Many cyber attacks take advantage of basic, often unnoticed security vulnerabilities, such as poor patch management procedures, weak passwords, Web-based personal email services, and the lack of end-user education and sound security policies. This makes an effective vulnerability assessment a critical first step in the effort to protect data.
Even the most secure network is likely to have some unknown vulnerabilities. Vulnerability scanners are useful tools for identifying hidden network and host vulnerabilities. However, for many organizations, vulnerability assessments are highly technical and are carried out mostly for compliance purposes, with little connection to the organization’s business risks and executive security budget decisions.

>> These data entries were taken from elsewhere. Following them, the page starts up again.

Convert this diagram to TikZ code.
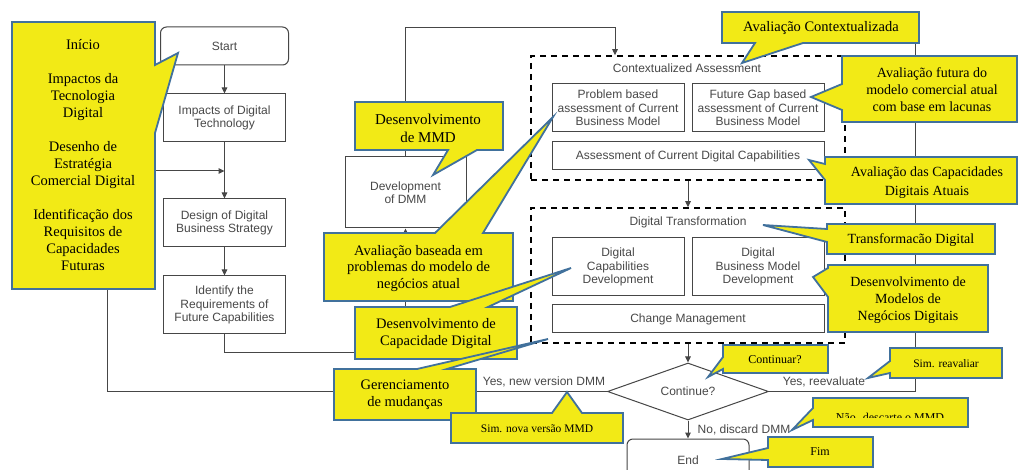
\documentclass[tikz,border=0pt]{standalone}
\usepackage{fontspec}
\setmainfont{Liberation Serif}
\newfontfamily\arialf{Liberation Sans}
\usetikzlibrary{shapes.geometric,arrows.meta,calc}
\definecolor{cy}{RGB}{242,234,22}
\definecolor{cb}{RGB}{65,113,156}
\definecolor{fgc}{RGB}{72,72,72}
\definecolor{lnc}{RGB}{70,70,70}
\begin{document}
\begin{tikzpicture}[x=1pt,y=-1pt,
  fbox/.style={draw=lnc, line width=1pt, fill=white, font=\arialf\fontsize{12}{13.5}\selectfont, text=fgc, align=center, inner sep=0pt},
  dbox/.style={draw=black, line width=1.6pt, dash pattern=on 6pt off 5pt},
  arr/.style={draw=lnc, line width=1pt, -{Triangle[length=6pt,width=5.5pt]}},
  conn/.style={draw=lnc, line width=1pt},
  lbl/.style={font=\arialf\fontsize{12}{13.5}\selectfont, text=fgc, inner sep=0pt},
  call/.style={fill=cy, draw=cb, line width=1.8pt, line join=miter},
  ctext/.style={font=\fontsize{14.5}{17}\selectfont, align=center, inner sep=0pt},
  stext/.style={font=\fontsize{12}{14}\selectfont, align=center, inner sep=0pt}]
\useasboundingbox (0,0) rectangle (1018,470);
\fill[white] (0,0) rectangle (1018,470);

% ---------- flowchart ----------
\node[fbox, minimum width=128pt, minimum height=38pt, rounded corners=6pt] (start) at (224.5,46) {Start};
\node[fbox, minimum width=122pt, minimum height=48pt] (impacts) at (224.5,118) {Impacts of Digital\\Technology};
\node[fbox, minimum width=122pt, minimum height=48pt] (design) at (224.5,223) {Design of Digital\\Business Strategy};
\node[fbox, minimum width=122pt, minimum height=58pt] (identify) at (224.5,305) {Identify the\\Requirements of\\Future Capabilities};
\node[fbox, minimum width=121pt, minimum height=71pt] (dev) at (405.5,192.5) {Development\\of DMM};

\node[dbox, minimum width=314pt, minimum height=124pt] (ca) at (688,118) {};
\node[lbl] (catitle) at (687,68) {Contextualized Assessment};
\node[fbox, minimum width=132pt, minimum height=48pt] (pb) at (618,108) {Problem based\\assessment of Current\\Business Model};
\node[fbox, minimum width=132pt, minimum height=48pt] (fgb) at (758,108) {Future Gap based\\assessment of Current\\Business Model};
\node[fbox, minimum width=272pt, minimum height=28pt] (acdc) at (688,156) {Assessment of Current Digital Capabilities};

\node[dbox, minimum width=314pt, minimum height=135pt] (dt) at (688,275.5) {};
\node[lbl] (dttitle) at (688,222) {Digital Transformation};
\node[fbox, minimum width=132pt, minimum height=58pt] (dcd) at (618,267) {Digital\\Capabilities\\Development};
\node[fbox, minimum width=132pt, minimum height=58pt] (dbmd) at (758,267) {Digital\\Business Model\\Development};
\node[fbox, minimum width=272pt, minimum height=28pt] (cm) at (688,319) {Change Management};

\node[fbox, shape=diamond, aspect=2.82, minimum width=161pt, minimum height=57pt] (dia) at (688,391.5) {Continue?};
\node[fbox, rounded corners=6pt, minimum width=122pt, minimum height=42pt] (endn) at (688,460) {End};

% ---------- connectors ----------
\draw[arr] (start) -- (impacts);
\draw[arr] (impacts) -- (design);
\draw[arr] (design) -- (identify);
\coordinate (jn) at (405.5,353);
\draw[arr] (identify.south) |- (jn) -- (dev.south);
\coordinate (tp) at (615,28);
\draw[arr] (dev.north) |- (tp) -- (tp |- ca.north);
\draw[arr] (ca.south) -- (dt.north);
\draw[arr] (dt.south) -- (dia.north);
\draw[arr] (dia.south) -- (endn.north);
\coordinate (ret) at (107,171);
\draw[arr] (dia.west) -| (ret) -- (ret -| impacts.south);
\coordinate (rt) at (915,30);
\draw[conn] (dia.east) -| (rt);

\node[lbl] (l1) at (544,382) {Yes, new version DMM};
\node[lbl] (l2) at (824,382) {Yes, reevaluate};
\node[lbl] (l3) at (744,430) {No, discard DMM};

% ---------- callouts ----------
\path[call] (12,22) -- (155,22) -- (155,65) -- (178,53) -- (155,133) -- (155,289) -- (12,289) -- cycle;
\node[ctext] (c1) at (83,155.5) {Início\\[17pt]Impactos da\\Tecnologia\\Digital\\[17pt]Desenho de\\Estratégia\\Comercial Digital\\[17pt]Identificação dos\\Requisitos de\\Capacidades\\Futuras};

\path[call] (355,102) -- (503,102) -- (503,150) -- (477,150) -- (433,175) -- (448,150) -- (355,150) -- cycle;
\node[ctext, font=\fontsize{15}{18}\selectfont] (c2) at (428,128) {Desenvolvimento\\de MMD};

\path[call] (324,233) -- (435,233) -- (553,117) -- (483,233) -- (513,233) -- (513,301) -- (324,301) -- cycle;
\node[ctext, font=\fontsize{14.5}{16.5}\selectfont] (c3) at (418.5,268.5) {Avaliação baseada em\\problemas do modelo de\\negócios atual};

\path[call] (355,307) -- (450,307) -- (571,268) -- (488,307) -- (517,307) -- (517,359) -- (355,359) -- cycle;
\node[ctext] (c4) at (436,333.5) {Desenvolvimento de\\Capacidade Digital};

\path[call] (334,369) -- (417,369) -- (548,339) -- (447,369) -- (476,369) -- (476,420) -- (334,420) -- cycle;
\node[ctext] (c5) at (405,394.5) {Gerenciamento\\de mudanças};

\path[call] (451,413) -- (552,413) -- (567,392) -- (582,413) -- (623,413) -- (623,443) -- (451,443) -- cycle;
\node[stext, font=\fontsize{11.5}{14}\selectfont] (c6) at (537,429) {Sim. nova versão MMD};

\path[call] (722,12) -- (919,12) -- (919,43) -- (803,43) -- (742,63) -- (755,43) -- (722,43) -- cycle;
\node[ctext, font=\fontsize{14.5}{17}\selectfont] (c7) at (821,28) {Avaliação Contextualizada};

\path[call] (842,56) -- (1017,56) -- (1017,122) -- (842,122) -- (842,110) -- (811,97) -- (842,84) -- cycle;
\node[ctext, font=\fontsize{14}{17}\selectfont] (c8) at (932,90) {Avaliação futura do\\modelo comercial atual\\com base em lacunas};

\path[call] (825,157) -- (1017,157) -- (1017,204) -- (825,204) -- (825,180) -- (809,160) -- (825,164) -- cycle;
\node[ctext, font=\fontsize{14}{18.4}\selectfont] (c9) at (927,182.5) {Avaliação das Capacidades\\Digitais Atuais};

\path[call] (827,224) -- (995,224) -- (995,254) -- (827,254) -- (827,242) -- (763,225) -- (827,229) -- cycle;
\node[ctext, font=\fontsize{14}{17}\selectfont] (c10) at (911,240) {Transformacão Digital};

\path[call] (828,265) -- (988,265) -- (988,332) -- (828,332) -- (828,297) -- (813,277) -- (828,268) -- cycle;
\node[ctext, font=\fontsize{14}{17}\selectfont] (c11) at (908,300) {Desenvolvimento de\\Modelos de\\Negócios Digitais};

\path[call] (723,345) -- (828,345) -- (828,373) -- (723,373) -- (723,369) -- (708,377) -- (723,357) -- cycle;
\node[stext] (c12) at (775,360) {Continuar?};

\path[call] (890,348) -- (1002,348) -- (1002,378) -- (890,378) -- (890,373) -- (868,378) -- (890,361) -- cycle;
\node[stext, font=\fontsize{11.5}{14}\selectfont] (c13) at (946,364) {Sim. reavaliar};

\path[call] (813,398) -- (968,398) -- (968,427) -- (813,427) -- (813,420) -- (792,430) -- (813,408) -- cycle;
\begin{scope}
\clip (813,398) rectangle (968,417);
\node[stext] (c14) at (890,417) {Não. descarte o MMD};
\end{scope}

\path[call] (768,437) -- (873,437) -- (873,467) -- (768,467) -- (768,460) -- (722,459) -- (768,448) -- cycle;
\node[stext] (c15) at (820,452) {Fim};
\end{tikzpicture}
\end{document}
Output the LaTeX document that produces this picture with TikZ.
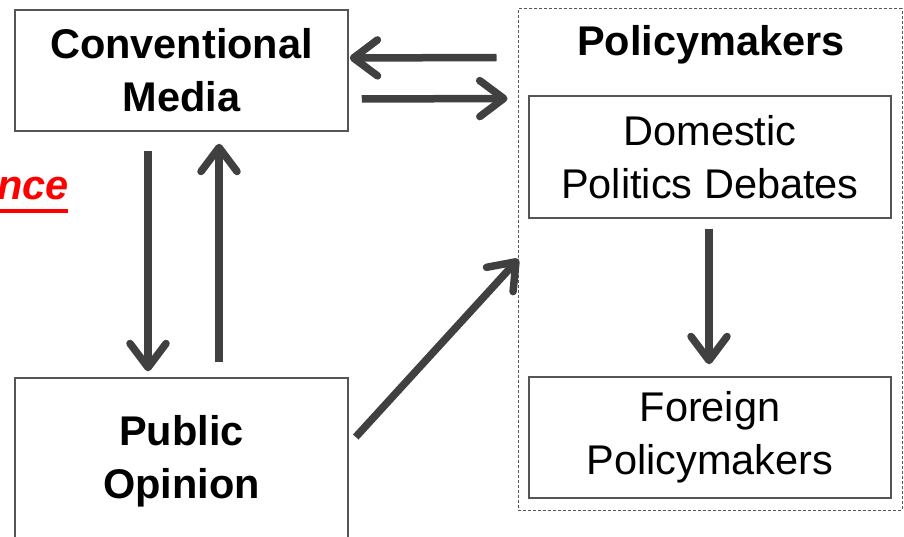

Vulnerability assessments typically identify thousands of granular vulnerabilities and rate them according to technical severity, rather than taking into account the affected business and its mission-critical processes. They can also identify a single vulnerability several times, recommending multiple patches and upgrades, when in reality a single security solution could address all of them.
Ideally, a sound security strategy should tie business impact and an organization’s overall security strategy to the results of a vulnerability assessment, enabling an understanding not only of where true business risks lie, but also of which vulnerabilities should be addressed first and how to address them effectively.
A vulnerability assessment is the process of running automated tools against defined IP addresses or IP ranges to identify known vulnerabilities in the environment. Vulnerabilities typically include unpatched or mis-configured systems.
A penetration test takes advantage of the vulnerabilities identified to escalate privileges and gain control of the network or steal sensitive data. Experienced penetration testers will also perform manual exploits of the systems vulnerabilities.
The first step to providing business context is to identify and understand your organization’s business processes, focusing on those that are critical and sensitive in terms of compliance, customer privacy, and competitive position. There is no way for IT to do this in a vacuum. In many organizations, it requires collaboration between IT and representatives of the business units, the finance department and legal counsel. Many organizations put together security strategy task forces with representatives from each department, who work together for several weeks to analyze business processes and the information and infrastructure they depend on.
Once the business processes are identified and ranked in terms of mission criticality and sensitivity, the next step is to identify the applications and data on which those mission-critical processes depend. Again, this can be accomplished only through collaboration between IT and other business players. From extensive collaborative discussions, you may discover applications that are much more critical than expected. For example, email may be an absolutely critical application for one department, but not critical at all for many others.
When searching out applications and data sources, make sure you take into account mobile devices such as smartphones and tablets, as well as desktop PCs. Collectively, these devices often contain the most recent, sensitive data your organization possesses. Work with the business units to understand who is using mobile devices for accessing and sharing corporate applications and data. Understand the data flows between these devices and data center applications and storage. Find out if your business users are sending business emails over public email services such as Gmail or Yahoo mail. Another often hidden category to investigate is your software development environment, as they are inherently less secure than production environments. Software developers and testers often use current, sometimes mission-critical data to test new and upgraded applications.
Continue working down the layers of infrastructure to identify the servers, both virtual and physical, that run your mission-critical applications. For Web/database applications, you may be talking about three or more sets of servers—Web, application and database—per application. Identify the data storage devices that hold the mission-critical and sensitive data used by those applications.
Develop an understanding of the routers and other network devices that your applications and hardware depend on for fast, secure performance.
Note the security and business continuity measures you have already put in place—including policies, firewalls, application firewalls, intrusion detection and prevention systems (IDPS), virtual private networks (VPNs), data loss prevention (DLP) and encryption—to protect each set of servers and storage devices hosting mission-critical applications and data. Understand the key capabilities of these protections, and which vulnerabilities they address most effectively. This may require some fairly extensive research, including scanning websites and reviews, and speaking with security company representatives.
Only when you’ve understood and mapped out your application and data flows and the underlying hardware, network infrastructure, and protections does it actually make sense to run your vulnerability scans.
Your scanner may produce scores of host and other vulnerabilities with severity ratings, but since results and scores are based on objective measures, it’s important to determine your organization’s business and infrastructure context. Deriving meaningful and actionable information about business risk from vulnerability data is a complex and difficult task. After evaluating your staff’s level of knowledge and workload, you may determine that it would be helpful to partner with a company that is well-versed in all aspects of security and threat assessment. Whether undertaking this task internally or getting outside assistance, your results need to be analyzed to determine which infrastructure vulnerabilities should be targeted first and most aggressively.